◆ **Task statement**
Reproduce the full listing below unchanged, apart from the pictures.

◆ **Raw data**
* * *

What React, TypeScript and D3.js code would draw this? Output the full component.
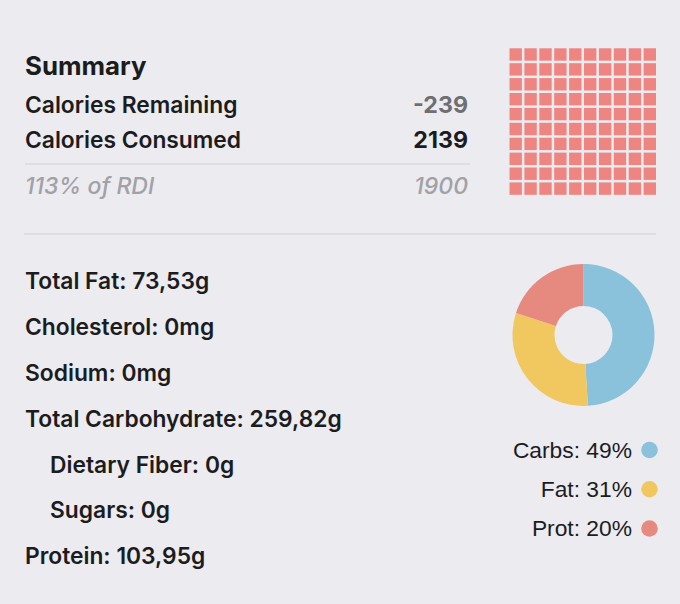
import React from "react";
import * as d3 from "d3";

const summaryRows = ["Calories Remaining", "Calories Consumed"];
const summaryValues = [-239, 2139];
const rdiPercent = 113;
const rdiValue = 1900;
const consumed = 2139;

const nutrientLabels = [
  "Total Fat",
  "Cholesterol",
  "Sodium",
  "Total Carbohydrate",
  "Dietary Fiber",
  "Sugars",
  "Protein",
];
const nutrientValues = ["73,53g", "0mg", "0mg", "259,82g", "0g", "0g", "103,95g"];
const nutrientIndent = [0, 0, 0, 0, 1, 1, 0];

const macroLabels = ["Carbs", "Fat", "Prot"];
const macroPercents = [49, 31, 20];
const macroColors = ["#89c2da", "#f1c75f", "#e68a80"];

const W = 680;
const H = 604;
const BG = "#ebebf0";
const TEXT = "#1c1c1e";
const FONT = "Inter, 'Noto Sans', sans-serif";
const FS = 22.8;
const FW = 560;

export default function App() {
  // waffle
  const cells = d3.range(100);
  const filled = Math.min(100, Math.round((consumed / rdiValue) * 100));
  const wx = d3.scaleBand<number>().domain(d3.range(10)).range([509.5, 656]).paddingInner(0.17);
  const wy = d3.scaleBand<number>().domain(d3.range(10)).range([48.3, 194.8]).paddingInner(0.17);

  // donut
  const pie = d3.pie<number>().sort(null).value((d) => d);
  const arcs = pie(macroPercents);
  const arc = d3.arc<d3.PieArcDatum<number>>().innerRadius(29).outerRadius(71);
  const cx = 583.5;
  const cy = 335;

  // rows
  const rowY = d3.scaleLinear().domain([0, 6]).range([289.3, 564.3]);
  const legY = d3.scaleLinear().domain([0, 2]).range([450, 528.5]);

  return (
    <svg width={W} height={H} style={{ position: "absolute", left: 0, top: 0, background: BG }}>
      <rect x={0} y={0} width={W} height={H} fill={BG} />
      <text x={25} y={75} fontFamily={FONT} fontWeight={700} fontSize={25.8} fill={TEXT}>
        Summary
      </text>
      {summaryRows.map((r, i) => (
        <g key={r}>
          <text x={25} y={112.7 + i * 35.6} fontFamily={FONT} fontWeight={FW} fontSize={FS} fill={TEXT}>
            {r}
          </text>
          <text
            x={468}
            y={112.7 + i * 35.6}
            textAnchor="end"
            fontFamily={FONT}
            fontWeight={700}
            fontSize={23.2}
            fill={i === 0 ? "#6e6e73" : TEXT}
          >
            {summaryValues[i]}
          </text>
        </g>
      ))}
      <line x1={25} x2={470} y1={164} y2={164} stroke="#d1d1d6" strokeWidth={1.2} />
      <text x={25} y={194.3} fontFamily={FONT} fontStyle="italic" fontWeight={500} fontSize={23} fill="#a1a1a6">
        {rdiPercent}% of RDI
      </text>
      <text
        x={468}
        y={194.3}
        textAnchor="end"
        fontFamily={FONT}
        fontStyle="italic"
        fontWeight={500}
        fontSize={23}
        fill="#a1a1a6"
      >
        {rdiValue}
      </text>

      {cells.map((i) => (
        <rect
          key={i}
          x={wx(i % 10)}
          y={wy(Math.floor(i / 10))}
          width={wx.bandwidth()}
          height={wy.bandwidth()}
          fill={i < filled ? "#ef8581" : "#d8d8dd"}
        />
      ))}

      <line x1={24} x2={656} y1={234} y2={234} stroke="#d1d1d6" strokeWidth={1.2} />

      {nutrientLabels.map((l, i) => (
        <text
          key={l}
          x={nutrientIndent[i] ? 50 : 25}
          y={rowY(i)}
          fontFamily={FONT}
          fontWeight={FW}
          fontSize={FS}
          fill={TEXT}
        >
          {l}: {nutrientValues[i]}
        </text>
      ))}

      <g transform={`translate(${cx},${cy})`}>
        {arcs.map((a, i) => (
          <path key={i} d={arc(a) || ""} fill={macroColors[i]} />
        ))}
      </g>

      {macroLabels.map((l, i) => (
        <g key={l}>
          <text
            x={632}
            y={legY(i) + 7.5}
            textAnchor="end"
            fontFamily="'Liberation Sans', Arial, sans-serif"
            fontSize={22.8}
            fill={TEXT}
          >
            {l}: {macroPercents[i]}%
          </text>
          <circle cx={649.5} cy={legY(i)} r={8.3} fill={macroColors[i]} />
        </g>
      ))}
    </svg>
  );
}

* * *

◆ **Exercise response**
What React, TypeScript and D3.js code would draw this? Output the full component.
import React from "react";
import * as d3 from "d3";

const summaryRows = ["Calories Remaining", "Calories Consumed"];
const summaryValues = [-239, 2139];
const rdiPercent = 113;
const rdiValue = 1900;
const consumed = 2139;

const nutrientLabels = [
  "Total Fat",
  "Cholesterol",
  "Sodium",
  "Total Carbohydrate",
  "Dietary Fiber",
  "Sugars",
  "Protein",
];
const nutrientValues = ["73,53g", "0mg", "0mg", "259,82g", "0g", "0g", "103,95g"];
const nutrientIndent = [0, 0, 0, 0, 1, 1, 0];

const macroLabels = ["Carbs", "Fat", "Prot"];
const macroPercents = [49, 31, 20];
const macroColors = ["#89c2da", "#f1c75f", "#e68a80"];

const W = 680;
const H = 604;
const BG = "#ebebf0";
const TEXT = "#1c1c1e";
const FONT = "Inter, 'Noto Sans', sans-serif";
const FS = 22.8;
const FW = 560;

export default function App() {
  // waffle
  const cells = d3.range(100);
  const filled = Math.min(100, Math.round((consumed / rdiValue) * 100));
  const wx = d3.scaleBand<number>().domain(d3.range(10)).range([509.5, 656]).paddingInner(0.17);
  const wy = d3.scaleBand<number>().domain(d3.range(10)).range([48.3, 194.8]).paddingInner(0.17);

  // donut
  const pie = d3.pie<number>().sort(null).value((d) => d);
  const arcs = pie(macroPercents);
  const arc = d3.arc<d3.PieArcDatum<number>>().innerRadius(29).outerRadius(71);
  const cx = 583.5;
  const cy = 335;

  // rows
  const rowY = d3.scaleLinear().domain([0, 6]).range([289.3, 564.3]);
  const legY = d3.scaleLinear().domain([0, 2]).range([450, 528.5]);

  return (
    <svg width={W} height={H} style={{ position: "absolute", left: 0, top: 0, background: BG }}>
      <rect x={0} y={0} width={W} height={H} fill={BG} />
      <text x={25} y={75} fontFamily={FONT} fontWeight={700} fontSize={25.8} fill={TEXT}>
        Summary
      </text>
      {summaryRows.map((r, i) => (
        <g key={r}>
          <text x={25} y={112.7 + i * 35.6} fontFamily={FONT} fontWeight={FW} fontSize={FS} fill={TEXT}>
            {r}
          </text>
          <text
            x={468}
            y={112.7 + i * 35.6}
            textAnchor="end"
            fontFamily={FONT}
            fontWeight={700}
            fontSize={23.2}
            fill={i === 0 ? "#6e6e73" : TEXT}
          >
            {summaryValues[i]}
          </text>
        </g>
      ))}
      <line x1={25} x2={470} y1={164} y2={164} stroke="#d1d1d6" strokeWidth={1.2} />
      <text x={25} y={194.3} fontFamily={FONT} fontStyle="italic" fontWeight={500} fontSize={23} fill="#a1a1a6">
        {rdiPercent}% of RDI
      </text>
      <text
        x={468}
        y={194.3}
        textAnchor="end"
        fontFamily={FONT}
        fontStyle="italic"
        fontWeight={500}
        fontSize={23}
        fill="#a1a1a6"
      >
        {rdiValue}
      </text>

      {cells.map((i) => (
        <rect
          key={i}
          x={wx(i % 10)}
          y={wy(Math.floor(i / 10))}
          width={wx.bandwidth()}
          height={wy.bandwidth()}
          fill={i < filled ? "#ef8581" : "#d8d8dd"}
        />
      ))}

      <line x1={24} x2={656} y1={234} y2={234} stroke="#d1d1d6" strokeWidth={1.2} />

      {nutrientLabels.map((l, i) => (
        <text
          key={l}
          x={nutrientIndent[i] ? 50 : 25}
          y={rowY(i)}
          fontFamily={FONT}
          fontWeight={FW}
          fontSize={FS}
          fill={TEXT}
        >
          {l}: {nutrientValues[i]}
        </text>
      ))}

      <g transform={`translate(${cx},${cy})`}>
        {arcs.map((a, i) => (
          <path key={i} d={arc(a) || ""} fill={macroColors[i]} />
        ))}
      </g>

      {macroLabels.map((l, i) => (
        <g key={l}>
          <text
            x={632}
            y={legY(i) + 7.5}
            textAnchor="end"
            fontFamily="'Liberation Sans', Arial, sans-serif"
            fontSize={22.8}
            fill={TEXT}
          >
            {l}: {macroPercents[i]}%
          </text>
          <circle cx={649.5} cy={legY(i)} r={8.3} fill={macroColors[i]} />
        </g>
      ))}
    </svg>
  );
}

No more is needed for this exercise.